What is the difference between 3 oz and 5 oz hide?

From a technical perspective, the hide weight translates into its thickness, so the 5 oz hide is almost twice as thick (~2 mm) as the 3 oz hide (~1.2 mm).

In practice, this difference in thickness has a few effects when hand stitching our DIY kits. The first is in flexibility/softness, where 3 oz hide is more flexible/less stiff than 5 oz hide. The second is in the ease of stitching. The 5 oz hide can be difficult to pull the needle through, and can require a thimble or even pliers to aid in pulling through. That's not to say that working with 5 oz hide is a problem for most people, just that in some cases it can take some extra time and effort.

 

Will the 5 oz hide last longer than the 3 oz hide?

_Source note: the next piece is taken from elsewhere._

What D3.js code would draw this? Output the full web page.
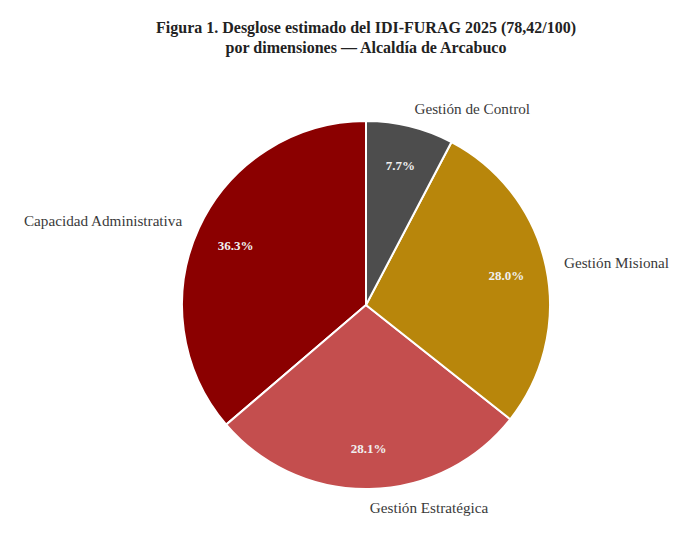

If protected, with one of our Rubber Soling kits for example, the hide should not wear down over time and both 3 oz and 5 oz hide should last a lifetime!

If left unprotected, and worn on hard rough surfaces (e.g. rocks, pavement), the hide will wear down over time (like any material). So in that situation the 5 oz hide would likely last longer than the 3 oz hide. 

 

What material are the Anoraks made from? 

Our anoraks are made from 10 oz. canvas that has been preshrunk (by hot wash & dry cycle) to tighten up the weave. This makes them essentially windproof yet still allows moisture to escape through the cotton fibres. This windproof breathability makes them ideal for staying dry when working in the cold winter environment, which is critical to staying warm when the work is done and the temperatures drop. The 10 oz. canvas is also highly durable, and much more resistant to abrasion than most modern synthetic materials.   

 

Should I coat my moccasins and anorak to make them waterproof?

Both our moccasins and anoraks are designed for use in sub-freezing temperatures, and thus designed to be breathable and not waterproof. We have not tried applying a waterproofing substance to our products, but anticipate that this would severely compromise their breathability and nullify one of their most important qualities for winter use.